Without copying any pictures, restate exactly the lines from the start of the records through the line containing "d4_base_y = [0.2, -0.5, 0.5, 0.5, -0.5]".

---

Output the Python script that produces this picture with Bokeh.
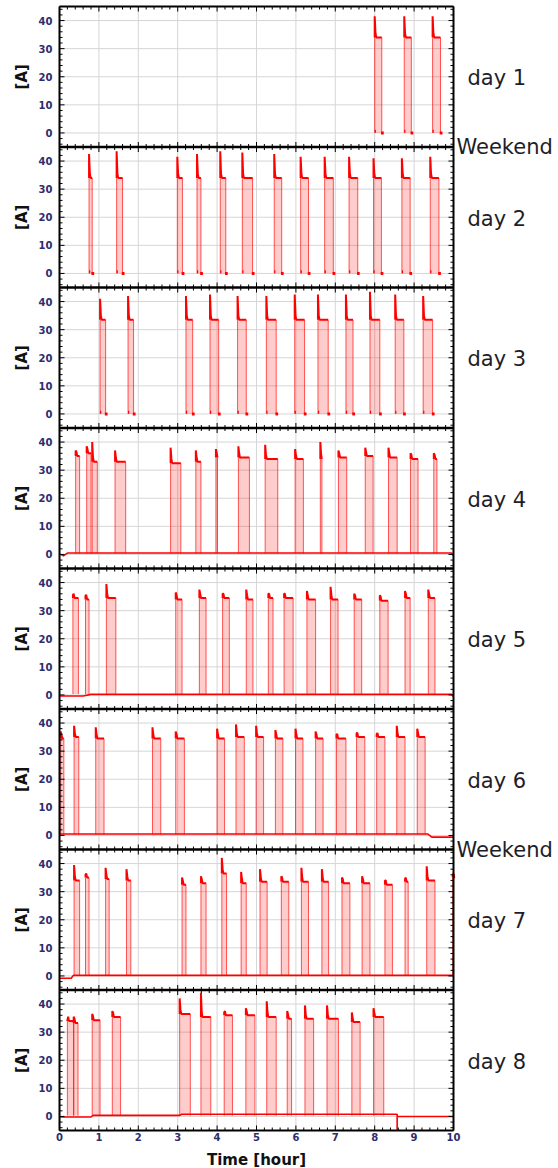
import numpy as np
from bokeh.plotting import figure
from bokeh.models import Range1d
from bokeh.core.properties import value
from bokeh.embed import file_html
from bokeh.resources import INLINE

# ---------------- data ----------------
day_names = ["day 1", "day 2", "day 3", "day 4", "day 5", "day 6", "day 7", "day 8"]
weekend_after = [0, 5]          # "Weekend" between day1/day2 and day6/day7
x_ticks = [0, 1, 2, 3, 4, 5, 6, 7, 8, 9, 10]
y_ticks = [0, 10, 20, 30, 40]

d1_start = [8.00, 8.75, 9.47]
d1_end = [8.18, 8.93, 9.67]
d1_peak = [41.5, 41.5, 41.5]
d1_plat = [34, 34, 34]

d2_start = [0.75, 1.45, 2.99, 3.49, 4.08, 4.64, 5.45, 6.12, 6.73, 7.35, 7.97, 8.69, 9.41]
d2_end = [0.83, 1.60, 3.12, 3.59, 4.22, 4.90, 5.64, 6.32, 6.95, 7.57, 8.17, 8.90, 9.63]
d2_peak = [42.5, 43.5, 41.5, 42.5, 43.5, 43, 42.5, 41.5, 41.5, 41.5, 41, 41, 41.5]
d2_plat = [34, 34, 34, 34, 34, 34, 34, 34, 34, 34, 34, 34, 34]

d3_start = [1.03, 1.74, 3.21, 3.82, 4.52, 5.25, 5.97, 6.56, 7.27, 7.88, 8.52, 9.23]
d3_end = [1.17, 1.88, 3.38, 4.04, 4.74, 5.50, 6.22, 6.82, 7.45, 8.13, 8.74, 9.47]
d3_peak = [41, 42, 42, 42.5, 42, 42, 42.5, 42.5, 42.5, 43.5, 42.5, 42]
d3_plat = [33.5, 33.5, 33.5, 33.5, 33.5, 33.5, 33.5, 33.5, 33.5, 33.5, 33.5, 33.5]

d4_start = [0.41, 0.69, 0.83, 1.41, 2.82, 3.46, 3.97, 4.54, 5.22, 5.98, 6.62, 7.08, 7.76, 8.35, 8.91, 9.50]
d4_end = [0.51, 0.80, 0.96, 1.68, 3.08, 3.59, 4.01, 4.82, 5.54, 6.19, 6.66, 7.29, 7.96, 8.57, 9.10, 9.58]
d4_peak = [37, 38.5, 40, 37, 38, 37, 37.5, 38.5, 39, 37.5, 40, 37, 38, 38, 36, 36]
d4_plat = [35, 36, 33, 33, 32.5, 33, 34.5, 34.5, 34, 34, 34, 34.5, 35, 34.5, 34, 34]
d4_base_x = [0, 0.1, 0.2, 9.95, 10.0]
d4_base_y = [0.2, -0.5, 0.5, 0.5, -0.5]

d5_start = [0.34, 0.66, 1.19, 2.95, 3.55, 4.14, 4.74, 5.30, 5.70, 6.28, 6.88, 7.48, 8.13, 8.77, 9.36]
d5_end = [0.48, 0.75, 1.43, 3.11, 3.72, 4.31, 4.91, 5.42, 5.93, 6.50, 7.07, 7.67, 8.34, 8.90, 9.53]
d5_peak = [35.5, 35.5, 39.5, 36.5, 37.5, 36, 37.5, 36, 36, 37, 38.5, 36, 35.5, 37, 37.5]
d5_plat = [34.5, 34, 34.5, 34, 34.5, 34.5, 34, 34.5, 34.5, 34, 34, 34, 33.5, 34.5, 34.5]
d5_base_x = [0, 0.6, 0.8, 9.95, 10.0]
d5_base_y = [-0.4, -0.4, 0.2, 0.2, -0.6]

d6_start = [0.03, 0.37, 0.92, 2.36, 2.95, 4.00, 4.48, 4.99, 5.48, 5.99, 6.50, 7.03, 7.54, 8.05, 8.56, 9.08]
d6_end = [0.11, 0.49, 1.13, 2.57, 3.17, 4.19, 4.69, 5.18, 5.67, 6.18, 6.69, 7.27, 7.75, 8.26, 8.77, 9.28]
d6_peak = [37, 39, 38.5, 38.5, 37, 38, 39.5, 39, 37.5, 38, 37, 36, 36.5, 36, 39, 38]
d6_plat = [34.5, 35, 34.5, 34.5, 34.5, 34.5, 35, 35, 34.5, 34.5, 34.5, 34.5, 35, 35, 35, 35]
d6_base_x = [0, 9.35, 9.45, 10.0]
d6_base_y = [0.5, 0.5, -0.6, -0.6]

d7_start = [0.37, 0.66, 1.17, 1.70, 3.11, 3.59, 4.12, 4.61, 5.09, 5.63, 6.14, 6.66, 7.17, 7.68, 8.26, 8.77, 9.32, 9.98]
d7_end = [0.51, 0.75, 1.26, 1.81, 3.21, 3.72, 4.24, 4.74, 5.27, 5.82, 6.32, 6.83, 7.37, 7.88, 8.45, 8.85, 9.53, 10.0]
d7_peak = [39.5, 36, 38.5, 38, 35, 35.5, 42, 37, 38, 35.5, 38.5, 38, 35, 35.5, 34, 34.5, 39, 35.5]
d7_plat = [34, 35, 34.5, 34, 32.5, 33, 36.5, 33, 33.5, 33.5, 33.5, 33.5, 33, 33, 32.5, 33.5, 34, 35]
d7_base_x = [0, 0.3, 0.35, 10.0]
d7_base_y = [-0.8, -0.8, 0.2, 0.2]

d8_start = [0.20, 0.36, 0.83, 1.34, 3.05, 3.59, 4.18, 4.73, 5.26, 5.78, 6.23, 6.79, 7.42, 7.97]
d8_end = [0.36, 0.47, 1.03, 1.55, 3.32, 3.84, 4.39, 4.96, 5.50, 5.89, 6.45, 7.08, 7.63, 8.23]
d8_peak = [34.2, 35.5, 36.5, 37.5, 42, 44, 37, 38.5, 41, 37.5, 39.5, 39.5, 37, 38.5]
d8_plat = [34, 33.3, 34.2, 35.4, 36.5, 35.4, 36, 36, 35.4, 34.8, 34.8, 34.8, 33.6, 35.4]
d8_base_x = [0, 0.8, 0.85, 3.05, 3.1, 8.57, 8.57, 8.57, 10.0]
d8_base_y = [-0.2, -0.2, 0.4, 0.4, 0.8, 0.8, -5.0, 0.0, 0.0]

starts = [d1_start, d2_start, d3_start, d4_start, d5_start, d6_start, d7_start, d8_start]
ends = [d1_end, d2_end, d3_end, d4_end, d5_end, d6_end, d7_end, d8_end]
peaks = [d1_peak, d2_peak, d3_peak, d4_peak, d5_peak, d6_peak, d7_peak, d8_peak]
plats = [d1_plat, d2_plat, d3_plat, d4_plat, d5_plat, d6_plat, d7_plat, d8_plat]
bases_x = [None, None, None, d4_base_x, d5_base_x, d6_base_x, d7_base_x, d8_base_x]
bases_y = [None, None, None, d4_base_y, d5_base_y, d6_base_y, d7_base_y, d8_base_y]

# ---------------- layout (pixel geometry of the panels) ----------------
W, H = 558, 1168
LEFT_PX, RIGHT_PX, TOP_PX, BOTTOM_PX = 59, 453, 6, 1130
N = len(day_names)
SPAN = 50.0          # data units per panel
LO, HI = -5.0, 45.0  # panel range
RED = "#ff0000"
FONT = value("DejaVu Sans")

PXX = (RIGHT_PX - LEFT_PX) / 10.0
PXY = (BOTTOM_PX - TOP_PX) / (N * SPAN)
Y_BOT = LO
Y_TOP = LO + N * SPAN

p = figure(width=W, height=H,
           x_range=Range1d(-LEFT_PX / PXX, 10 + (W - RIGHT_PX) / PXX),
           y_range=Range1d(Y_BOT - (H - BOTTOM_PX) / PXY, Y_TOP + TOP_PX / PXY),
           output_backend="svg", toolbar_location=None, min_border=0)
p.axis.visible = False
p.grid.visible = False
p.outline_line_color = None
p.background_fill_color = "white"
p.border_fill_color = "white"

offsets = [(N - 1 - k) * SPAN for k in range(N)]

# grid lines
gx0 = [float(x) for x in x_ticks]
p.segment(x0=gx0, y0=Y_BOT, x1=gx0, y1=Y_TOP, line_color="#d6d6d6", line_width=1)
gy = [o + v for o in offsets for v in y_ticks]
p.segment(x0=0, y0=gy, x1=10, y1=gy, line_color="#d6d6d6", line_width=1)

# data
for k in range(N):
    o = offsets[k]
    s = np.array(starts[k]); e = np.array(ends[k])
    pk = np.array(peaks[k]); pl = np.array(plats[k])
    base = 0.0 if bases_x[k] is None else 0.3
    p.quad(left=s, right=e, bottom=o + base, top=o + pl,
           fill_color=RED, fill_alpha=0.2, line_color=None)
    p.segment(x0=np.concatenate([s, e]), y0=o + base,
              x1=np.concatenate([s, e]), y1=o + np.concatenate([pl, pl]),
              line_color=RED, line_alpha=0.65, line_width=1)
    xs = [[a, a, a + 0.02, a + 0.04, b] for a, b in zip(s, e)]
    ys = [[o + q, o + h, o + q + 1.5, o + q, o + q] for h, q in zip(pk, pl)]
    p.multi_line(xs=xs, ys=ys, line_color=RED, line_width=2)
    if bases_x[k] is None:
        p.segment(x0=s, y0=o + 0.6, x1=s + 0.03, y1=o + 0.6,
                  line_color=RED, line_width=3)
        p.segment(x0=e - 0.02, y0=o, x1=e + 0.05, y1=o,
                  line_color=RED, line_width=3)
    else:
        p.line(x=bases_x[k], y=[max(o + v, o + LO) for v in bases_y[k]],
               line_color=RED, line_width=1.6)

# frame ticks (inward) on every panel edge
minor_x = [round(v, 2) for v in np.arange(0, 10.001, 0.2)]
tx0, ty0, tx1, ty1 = [], [], [], []
for k in range(N):
    o = offsets[k]
    for edge, sign in ((o + LO, 1), (o + HI, -1)):
        for xv in minor_x:
            ln = (5 if abs(xv - round(xv)) < 1e-6 else 3) / PXY
            tx0.append(xv); tx1.append(xv)
            ty0.append(edge); ty1.append(edge + sign * ln)
    for yv in np.arange(-4, 45, 2):
        ln = (5 if yv % 10 == 0 else 3) / PXX
        tx0 += [0, 10]; tx1 += [ln, 10 - ln]
        ty0 += [o + yv, o + yv]; ty1 += [o + yv, o + yv]
p.segment(x0=tx0, y0=ty0, x1=tx1, y1=ty1, line_color="black", line_width=1)

# panel frame and separators
p.segment(x0=[0, 10], y0=Y_BOT, x1=[0, 10], y1=Y_TOP, line_color="black", line_width=2)
p.segment(x0=0, y0=[Y_BOT, Y_TOP], x1=10, y1=[Y_BOT, Y_TOP], line_color="black", line_width=2)
sep = [o + HI for o in offsets[1:]]
p.segment(x0=0, y0=sep, x1=10, y1=sep, line_color="black", line_width=2.5)

# tick labels
yl_y = [o + v for o in offsets for v in y_ticks]
yl_t = [str(v) for o in offsets for v in y_ticks]
p.text(x=-7 / PXX, y=yl_y, text=yl_t, text_font=FONT, text_font_size="10px",
       text_font_style="bold", text_color="#2d2d6e",
       text_align="right", text_baseline="middle")
p.text(x=[float(x) for x in x_ticks], y=Y_BOT - 2 / PXY, text=[str(x) for x in x_ticks],
       text_font=FONT, text_font_size="10px", text_font_style="bold",
       text_color="#2d2d6e", text_align="center", text_baseline="top")
p.text(x=[5.0], y=[Y_BOT - 20 / PXY], text=["Time [hour]"], text_font=FONT,
       text_font_size="15px", text_font_style="bold", text_color="#111111",
       text_align="center", text_baseline="top")

# panel texts
p.text(x=-38 / PXX, y=[o + 20 for o in offsets], text=["[A]"] * N, angle=np.pi / 2,
       text_font=FONT, text_font_size="15px", text_font_style="bold",
       text_color="#111111", text_align="center", text_baseline="middle")
p.text(x=10 + 14 / PXX, y=[o + 19.5 for o in offsets], text=day_names,
       text_font=FONT, text_font_size="21px", text_color="#1e1e28",
       text_align="left", text_baseline="middle")
p.text(x=10 + 3 / PXX, y=[offsets[k] + LO for k in weekend_after],
       text=["Weekend"] * len(weekend_after),
       text_font=FONT, text_font_size="21px", text_color="#1e1e28",
       text_align="left", text_baseline="middle")

open("out.html", "w").write(file_html(p, INLINE))
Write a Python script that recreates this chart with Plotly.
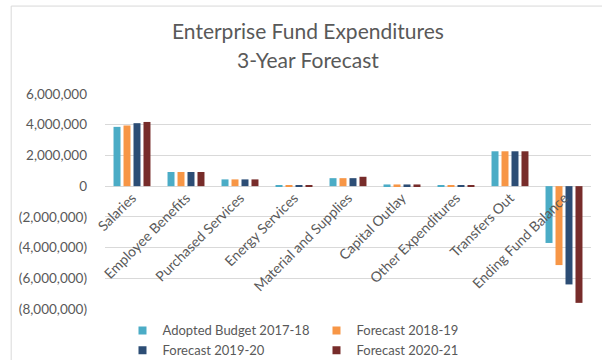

---

— Final result —
Output the Python script that produces this picture with Bokeh.
import numpy as np
from bokeh.plotting import figure
from bokeh.models import Range1d
from bokeh.core.properties import value
from bokeh.embed import file_html
from bokeh.resources import INLINE

# ---------------- data ----------------
day_names = ["day 1", "day 2", "day 3", "day 4", "day 5", "day 6", "day 7", "day 8"]
weekend_after = [0, 5]          # "Weekend" between day1/day2 and day6/day7
x_ticks = [0, 1, 2, 3, 4, 5, 6, 7, 8, 9, 10]
y_ticks = [0, 10, 20, 30, 40]

d1_start = [8.00, 8.75, 9.47]
d1_end = [8.18, 8.93, 9.67]
d1_peak = [41.5, 41.5, 41.5]
d1_plat = [34, 34, 34]

d2_start = [0.75, 1.45, 2.99, 3.49, 4.08, 4.64, 5.45, 6.12, 6.73, 7.35, 7.97, 8.69, 9.41]
d2_end = [0.83, 1.60, 3.12, 3.59, 4.22, 4.90, 5.64, 6.32, 6.95, 7.57, 8.17, 8.90, 9.63]
d2_peak = [42.5, 43.5, 41.5, 42.5, 43.5, 43, 42.5, 41.5, 41.5, 41.5, 41, 41, 41.5]
d2_plat = [34, 34, 34, 34, 34, 34, 34, 34, 34, 34, 34, 34, 34]

d3_start = [1.03, 1.74, 3.21, 3.82, 4.52, 5.25, 5.97, 6.56, 7.27, 7.88, 8.52, 9.23]
d3_end = [1.17, 1.88, 3.38, 4.04, 4.74, 5.50, 6.22, 6.82, 7.45, 8.13, 8.74, 9.47]
d3_peak = [41, 42, 42, 42.5, 42, 42, 42.5, 42.5, 42.5, 43.5, 42.5, 42]
d3_plat = [33.5, 33.5, 33.5, 33.5, 33.5, 33.5, 33.5, 33.5, 33.5, 33.5, 33.5, 33.5]

d4_start = [0.41, 0.69, 0.83, 1.41, 2.82, 3.46, 3.97, 4.54, 5.22, 5.98, 6.62, 7.08, 7.76, 8.35, 8.91, 9.50]
d4_end = [0.51, 0.80, 0.96, 1.68, 3.08, 3.59, 4.01, 4.82, 5.54, 6.19, 6.66, 7.29, 7.96, 8.57, 9.10, 9.58]
d4_peak = [37, 38.5, 40, 37, 38, 37, 37.5, 38.5, 39, 37.5, 40, 37, 38, 38, 36, 36]
d4_plat = [35, 36, 33, 33, 32.5, 33, 34.5, 34.5, 34, 34, 34, 34.5, 35, 34.5, 34, 34]
d4_base_x = [0, 0.1, 0.2, 9.95, 10.0]
d4_base_y = [0.2, -0.5, 0.5, 0.5, -0.5]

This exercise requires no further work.